#### WHAT TO PRODUCE
Pictures are not part of the copy. Give again exactly the lines from the one with "Output the Python" to the one with "share = [4.96, 6.86, 9.70, 11.0]", inclusive.

#### DATA LINES
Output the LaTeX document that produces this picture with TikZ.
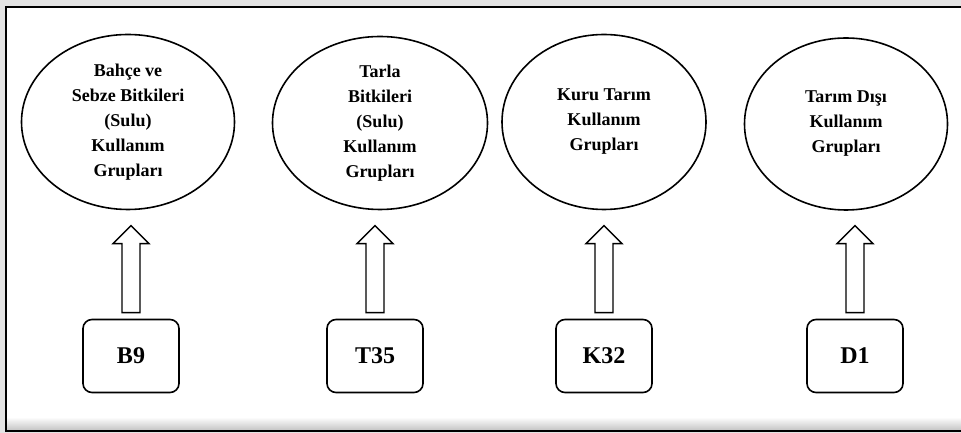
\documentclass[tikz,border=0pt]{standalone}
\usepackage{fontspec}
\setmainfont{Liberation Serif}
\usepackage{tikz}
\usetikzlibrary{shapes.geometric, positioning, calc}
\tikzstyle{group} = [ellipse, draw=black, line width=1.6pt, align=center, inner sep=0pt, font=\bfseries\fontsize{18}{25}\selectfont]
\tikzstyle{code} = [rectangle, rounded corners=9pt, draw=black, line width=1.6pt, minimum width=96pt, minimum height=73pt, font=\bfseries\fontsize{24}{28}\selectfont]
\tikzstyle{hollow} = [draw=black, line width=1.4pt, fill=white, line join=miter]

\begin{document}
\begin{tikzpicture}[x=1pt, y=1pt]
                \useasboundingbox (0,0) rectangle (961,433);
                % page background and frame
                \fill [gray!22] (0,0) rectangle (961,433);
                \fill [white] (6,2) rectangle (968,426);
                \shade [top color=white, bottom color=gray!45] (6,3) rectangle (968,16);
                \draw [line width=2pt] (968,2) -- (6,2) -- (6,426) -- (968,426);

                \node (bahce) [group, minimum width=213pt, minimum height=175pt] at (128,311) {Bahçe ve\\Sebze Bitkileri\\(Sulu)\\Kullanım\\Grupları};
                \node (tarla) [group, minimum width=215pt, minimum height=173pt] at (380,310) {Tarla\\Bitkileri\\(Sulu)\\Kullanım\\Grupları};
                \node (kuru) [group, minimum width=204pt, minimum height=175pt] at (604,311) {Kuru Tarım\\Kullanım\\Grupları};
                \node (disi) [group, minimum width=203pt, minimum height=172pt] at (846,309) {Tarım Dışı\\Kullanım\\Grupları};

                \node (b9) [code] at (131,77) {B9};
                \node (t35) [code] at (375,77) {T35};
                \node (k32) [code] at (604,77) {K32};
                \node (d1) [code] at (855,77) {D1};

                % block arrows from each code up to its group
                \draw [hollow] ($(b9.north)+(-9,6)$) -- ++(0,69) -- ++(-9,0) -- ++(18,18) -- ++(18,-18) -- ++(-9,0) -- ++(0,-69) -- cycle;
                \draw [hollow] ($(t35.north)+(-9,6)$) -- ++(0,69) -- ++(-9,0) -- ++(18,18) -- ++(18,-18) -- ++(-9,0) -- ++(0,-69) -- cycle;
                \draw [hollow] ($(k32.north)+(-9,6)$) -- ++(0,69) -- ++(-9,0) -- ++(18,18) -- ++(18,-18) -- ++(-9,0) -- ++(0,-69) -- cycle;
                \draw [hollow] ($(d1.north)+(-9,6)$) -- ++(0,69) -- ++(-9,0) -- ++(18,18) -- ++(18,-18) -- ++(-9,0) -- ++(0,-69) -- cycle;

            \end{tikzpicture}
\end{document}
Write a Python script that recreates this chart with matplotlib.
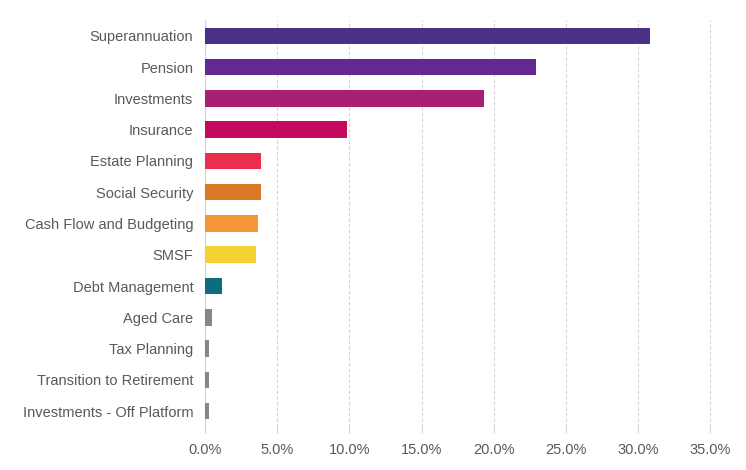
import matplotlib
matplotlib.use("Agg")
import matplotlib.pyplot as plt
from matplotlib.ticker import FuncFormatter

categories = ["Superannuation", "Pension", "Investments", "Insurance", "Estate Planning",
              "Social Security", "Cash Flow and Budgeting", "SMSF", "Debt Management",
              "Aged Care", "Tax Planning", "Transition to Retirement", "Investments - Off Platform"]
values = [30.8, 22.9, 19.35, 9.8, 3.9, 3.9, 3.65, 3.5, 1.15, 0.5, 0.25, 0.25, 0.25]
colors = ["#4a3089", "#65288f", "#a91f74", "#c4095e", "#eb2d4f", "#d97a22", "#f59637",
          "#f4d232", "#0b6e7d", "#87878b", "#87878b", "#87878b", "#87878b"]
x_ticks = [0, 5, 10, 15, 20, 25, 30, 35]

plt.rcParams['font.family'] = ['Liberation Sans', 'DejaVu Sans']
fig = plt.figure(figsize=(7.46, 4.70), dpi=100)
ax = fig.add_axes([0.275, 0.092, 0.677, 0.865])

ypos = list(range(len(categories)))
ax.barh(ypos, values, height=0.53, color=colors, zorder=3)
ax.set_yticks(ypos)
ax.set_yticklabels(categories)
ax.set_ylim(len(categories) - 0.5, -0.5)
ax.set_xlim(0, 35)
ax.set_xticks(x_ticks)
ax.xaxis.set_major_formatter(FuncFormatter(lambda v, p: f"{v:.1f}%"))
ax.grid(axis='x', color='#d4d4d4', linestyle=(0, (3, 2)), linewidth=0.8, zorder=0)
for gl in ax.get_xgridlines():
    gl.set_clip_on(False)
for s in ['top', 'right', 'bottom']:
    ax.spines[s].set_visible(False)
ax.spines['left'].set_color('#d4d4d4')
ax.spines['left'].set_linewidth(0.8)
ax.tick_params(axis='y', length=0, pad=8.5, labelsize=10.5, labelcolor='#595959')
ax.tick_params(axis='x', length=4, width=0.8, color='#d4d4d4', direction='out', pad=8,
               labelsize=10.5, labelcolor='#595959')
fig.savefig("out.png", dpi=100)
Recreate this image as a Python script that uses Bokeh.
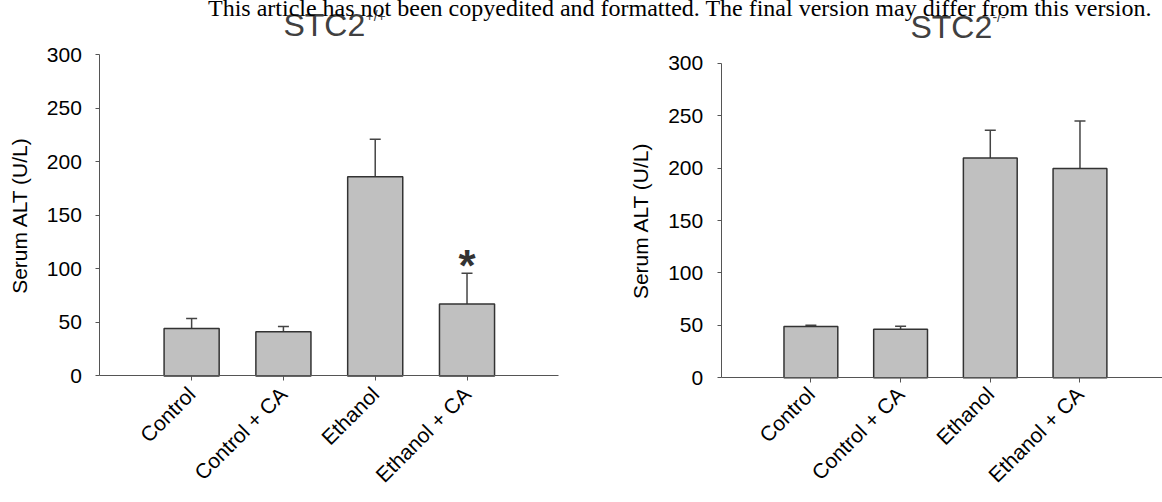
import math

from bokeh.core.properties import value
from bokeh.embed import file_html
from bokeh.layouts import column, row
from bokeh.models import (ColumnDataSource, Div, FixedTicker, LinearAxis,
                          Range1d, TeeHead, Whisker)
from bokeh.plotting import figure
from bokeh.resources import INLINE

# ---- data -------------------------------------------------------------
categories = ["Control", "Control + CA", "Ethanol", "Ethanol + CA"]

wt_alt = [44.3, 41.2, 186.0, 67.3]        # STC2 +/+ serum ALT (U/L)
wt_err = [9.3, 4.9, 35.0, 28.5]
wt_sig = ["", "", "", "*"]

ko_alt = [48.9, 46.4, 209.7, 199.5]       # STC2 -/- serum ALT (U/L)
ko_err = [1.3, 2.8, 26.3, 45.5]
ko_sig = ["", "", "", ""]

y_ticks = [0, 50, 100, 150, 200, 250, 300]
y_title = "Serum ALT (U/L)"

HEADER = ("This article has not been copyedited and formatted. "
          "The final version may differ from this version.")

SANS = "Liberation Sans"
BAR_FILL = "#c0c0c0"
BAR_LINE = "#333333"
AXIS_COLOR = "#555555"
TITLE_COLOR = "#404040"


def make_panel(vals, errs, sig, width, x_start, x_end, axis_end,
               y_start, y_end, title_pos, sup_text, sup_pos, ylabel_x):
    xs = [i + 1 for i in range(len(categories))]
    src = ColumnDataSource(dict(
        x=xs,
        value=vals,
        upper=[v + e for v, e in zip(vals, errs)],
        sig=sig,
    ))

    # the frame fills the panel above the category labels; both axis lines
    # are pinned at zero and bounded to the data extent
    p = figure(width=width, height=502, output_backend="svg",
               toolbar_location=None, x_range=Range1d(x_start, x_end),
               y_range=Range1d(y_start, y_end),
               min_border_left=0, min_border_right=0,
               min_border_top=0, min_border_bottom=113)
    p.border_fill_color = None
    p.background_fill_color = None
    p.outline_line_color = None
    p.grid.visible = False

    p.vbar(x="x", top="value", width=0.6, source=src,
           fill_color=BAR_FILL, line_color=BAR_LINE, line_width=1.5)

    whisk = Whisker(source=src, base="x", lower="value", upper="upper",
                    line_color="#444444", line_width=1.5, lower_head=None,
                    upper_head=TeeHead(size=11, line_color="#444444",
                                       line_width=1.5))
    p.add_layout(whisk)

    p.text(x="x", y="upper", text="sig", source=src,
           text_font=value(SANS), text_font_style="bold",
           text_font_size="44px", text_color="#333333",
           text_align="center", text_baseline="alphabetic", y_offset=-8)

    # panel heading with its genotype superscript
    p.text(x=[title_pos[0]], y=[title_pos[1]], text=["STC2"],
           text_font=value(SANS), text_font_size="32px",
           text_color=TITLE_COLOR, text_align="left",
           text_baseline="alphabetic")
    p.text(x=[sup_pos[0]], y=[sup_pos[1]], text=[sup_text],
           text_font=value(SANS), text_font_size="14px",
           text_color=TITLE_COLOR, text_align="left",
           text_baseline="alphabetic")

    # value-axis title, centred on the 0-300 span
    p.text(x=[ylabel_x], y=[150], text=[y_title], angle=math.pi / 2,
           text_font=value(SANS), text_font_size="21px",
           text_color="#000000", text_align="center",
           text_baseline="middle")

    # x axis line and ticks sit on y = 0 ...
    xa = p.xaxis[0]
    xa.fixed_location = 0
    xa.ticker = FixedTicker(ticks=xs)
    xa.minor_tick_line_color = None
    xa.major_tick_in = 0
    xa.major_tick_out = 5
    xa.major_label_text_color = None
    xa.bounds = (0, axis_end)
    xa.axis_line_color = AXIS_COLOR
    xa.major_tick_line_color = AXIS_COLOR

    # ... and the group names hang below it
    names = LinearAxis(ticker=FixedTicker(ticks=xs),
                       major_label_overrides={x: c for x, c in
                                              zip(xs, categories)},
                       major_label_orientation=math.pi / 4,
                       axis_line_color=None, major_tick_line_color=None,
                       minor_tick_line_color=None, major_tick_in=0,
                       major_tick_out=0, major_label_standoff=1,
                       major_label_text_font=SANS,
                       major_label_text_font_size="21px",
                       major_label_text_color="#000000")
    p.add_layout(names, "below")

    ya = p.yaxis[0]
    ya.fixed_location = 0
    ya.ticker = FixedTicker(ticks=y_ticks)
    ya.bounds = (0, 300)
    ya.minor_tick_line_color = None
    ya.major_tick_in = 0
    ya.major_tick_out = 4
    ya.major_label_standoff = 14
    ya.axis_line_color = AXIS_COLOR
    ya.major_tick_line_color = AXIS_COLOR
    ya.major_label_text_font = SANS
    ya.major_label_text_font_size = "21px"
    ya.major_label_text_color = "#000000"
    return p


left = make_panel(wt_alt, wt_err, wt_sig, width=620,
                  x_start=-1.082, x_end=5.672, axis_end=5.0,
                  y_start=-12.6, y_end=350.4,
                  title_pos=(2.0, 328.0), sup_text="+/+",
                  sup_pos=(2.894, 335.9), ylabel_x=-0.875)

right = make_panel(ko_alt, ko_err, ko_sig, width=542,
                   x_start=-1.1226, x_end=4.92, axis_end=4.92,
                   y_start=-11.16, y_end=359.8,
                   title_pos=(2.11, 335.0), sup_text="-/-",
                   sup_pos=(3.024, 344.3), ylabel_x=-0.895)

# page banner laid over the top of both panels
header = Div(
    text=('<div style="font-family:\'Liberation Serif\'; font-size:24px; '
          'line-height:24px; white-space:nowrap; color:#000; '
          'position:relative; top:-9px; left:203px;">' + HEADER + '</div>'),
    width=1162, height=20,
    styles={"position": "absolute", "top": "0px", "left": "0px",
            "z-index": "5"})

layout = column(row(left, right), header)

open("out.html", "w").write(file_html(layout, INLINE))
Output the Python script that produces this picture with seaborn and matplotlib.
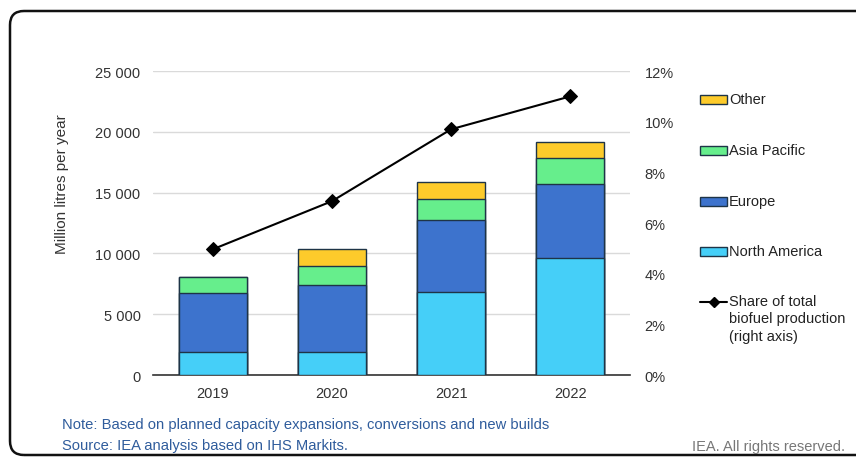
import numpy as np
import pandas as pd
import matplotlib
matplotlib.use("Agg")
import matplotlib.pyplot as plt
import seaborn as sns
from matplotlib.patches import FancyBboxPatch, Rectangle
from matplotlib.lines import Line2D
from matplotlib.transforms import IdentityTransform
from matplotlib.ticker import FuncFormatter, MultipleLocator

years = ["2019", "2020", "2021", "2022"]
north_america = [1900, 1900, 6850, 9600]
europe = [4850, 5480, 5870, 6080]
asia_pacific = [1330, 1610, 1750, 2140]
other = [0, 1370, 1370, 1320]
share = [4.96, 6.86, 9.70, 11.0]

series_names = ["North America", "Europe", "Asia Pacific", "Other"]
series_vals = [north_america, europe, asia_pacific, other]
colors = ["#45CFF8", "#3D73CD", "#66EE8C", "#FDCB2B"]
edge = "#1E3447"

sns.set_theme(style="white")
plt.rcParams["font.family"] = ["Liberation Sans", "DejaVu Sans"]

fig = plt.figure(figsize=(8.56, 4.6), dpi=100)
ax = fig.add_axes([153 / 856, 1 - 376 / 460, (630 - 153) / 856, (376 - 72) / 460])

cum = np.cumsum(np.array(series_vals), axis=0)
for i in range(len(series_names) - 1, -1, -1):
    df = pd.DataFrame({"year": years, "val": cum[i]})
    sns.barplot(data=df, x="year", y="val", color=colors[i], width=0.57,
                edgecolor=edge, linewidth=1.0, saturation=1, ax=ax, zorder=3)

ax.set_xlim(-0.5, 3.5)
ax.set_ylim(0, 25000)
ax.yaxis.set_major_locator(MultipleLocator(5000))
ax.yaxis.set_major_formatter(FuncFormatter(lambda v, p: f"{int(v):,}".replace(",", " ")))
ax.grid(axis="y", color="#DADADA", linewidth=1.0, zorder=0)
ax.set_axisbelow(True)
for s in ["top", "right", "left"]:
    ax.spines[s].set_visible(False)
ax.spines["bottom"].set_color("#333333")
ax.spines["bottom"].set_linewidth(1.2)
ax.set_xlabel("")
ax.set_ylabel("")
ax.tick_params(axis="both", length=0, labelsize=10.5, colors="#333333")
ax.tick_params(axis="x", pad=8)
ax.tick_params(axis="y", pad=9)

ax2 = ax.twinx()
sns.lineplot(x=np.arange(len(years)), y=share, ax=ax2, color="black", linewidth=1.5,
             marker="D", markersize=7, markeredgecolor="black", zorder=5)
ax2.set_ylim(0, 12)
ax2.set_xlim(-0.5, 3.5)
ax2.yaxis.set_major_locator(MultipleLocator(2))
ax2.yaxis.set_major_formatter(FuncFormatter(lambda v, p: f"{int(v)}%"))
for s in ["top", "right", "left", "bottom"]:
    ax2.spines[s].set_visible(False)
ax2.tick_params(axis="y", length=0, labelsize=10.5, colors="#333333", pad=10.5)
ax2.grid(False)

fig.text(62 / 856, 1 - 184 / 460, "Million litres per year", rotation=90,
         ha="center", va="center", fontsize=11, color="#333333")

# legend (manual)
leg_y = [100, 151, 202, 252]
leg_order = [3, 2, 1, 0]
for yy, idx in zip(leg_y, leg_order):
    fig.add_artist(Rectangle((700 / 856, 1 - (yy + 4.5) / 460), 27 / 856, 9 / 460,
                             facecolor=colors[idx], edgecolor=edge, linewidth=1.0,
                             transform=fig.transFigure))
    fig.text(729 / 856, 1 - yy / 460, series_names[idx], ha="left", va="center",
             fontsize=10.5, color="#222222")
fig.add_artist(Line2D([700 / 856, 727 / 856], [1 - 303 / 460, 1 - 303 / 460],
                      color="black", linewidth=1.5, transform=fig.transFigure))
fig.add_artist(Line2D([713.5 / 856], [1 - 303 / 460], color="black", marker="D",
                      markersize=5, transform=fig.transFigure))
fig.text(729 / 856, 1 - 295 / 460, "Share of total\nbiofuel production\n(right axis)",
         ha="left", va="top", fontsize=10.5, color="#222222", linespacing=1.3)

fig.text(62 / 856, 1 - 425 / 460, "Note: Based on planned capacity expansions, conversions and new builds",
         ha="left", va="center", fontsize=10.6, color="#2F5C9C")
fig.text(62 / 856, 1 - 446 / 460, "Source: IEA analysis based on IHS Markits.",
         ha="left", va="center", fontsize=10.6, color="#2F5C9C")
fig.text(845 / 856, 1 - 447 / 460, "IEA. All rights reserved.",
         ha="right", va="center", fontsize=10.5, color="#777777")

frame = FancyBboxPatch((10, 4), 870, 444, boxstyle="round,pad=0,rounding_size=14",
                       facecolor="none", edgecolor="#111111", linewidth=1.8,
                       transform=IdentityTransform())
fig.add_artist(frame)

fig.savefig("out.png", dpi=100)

#### SOLUTION TO THE EXERCISE
Output the Python script that produces this picture with seaborn and matplotlib.
import numpy as np
import pandas as pd
import matplotlib
matplotlib.use("Agg")
import matplotlib.pyplot as plt
import seaborn as sns
from matplotlib.patches import FancyBboxPatch, Rectangle
from matplotlib.lines import Line2D
from matplotlib.transforms import IdentityTransform
from matplotlib.ticker import FuncFormatter, MultipleLocator

years = ["2019", "2020", "2021", "2022"]
north_america = [1900, 1900, 6850, 9600]
europe = [4850, 5480, 5870, 6080]
asia_pacific = [1330, 1610, 1750, 2140]
other = [0, 1370, 1370, 1320]
share = [4.96, 6.86, 9.70, 11.0]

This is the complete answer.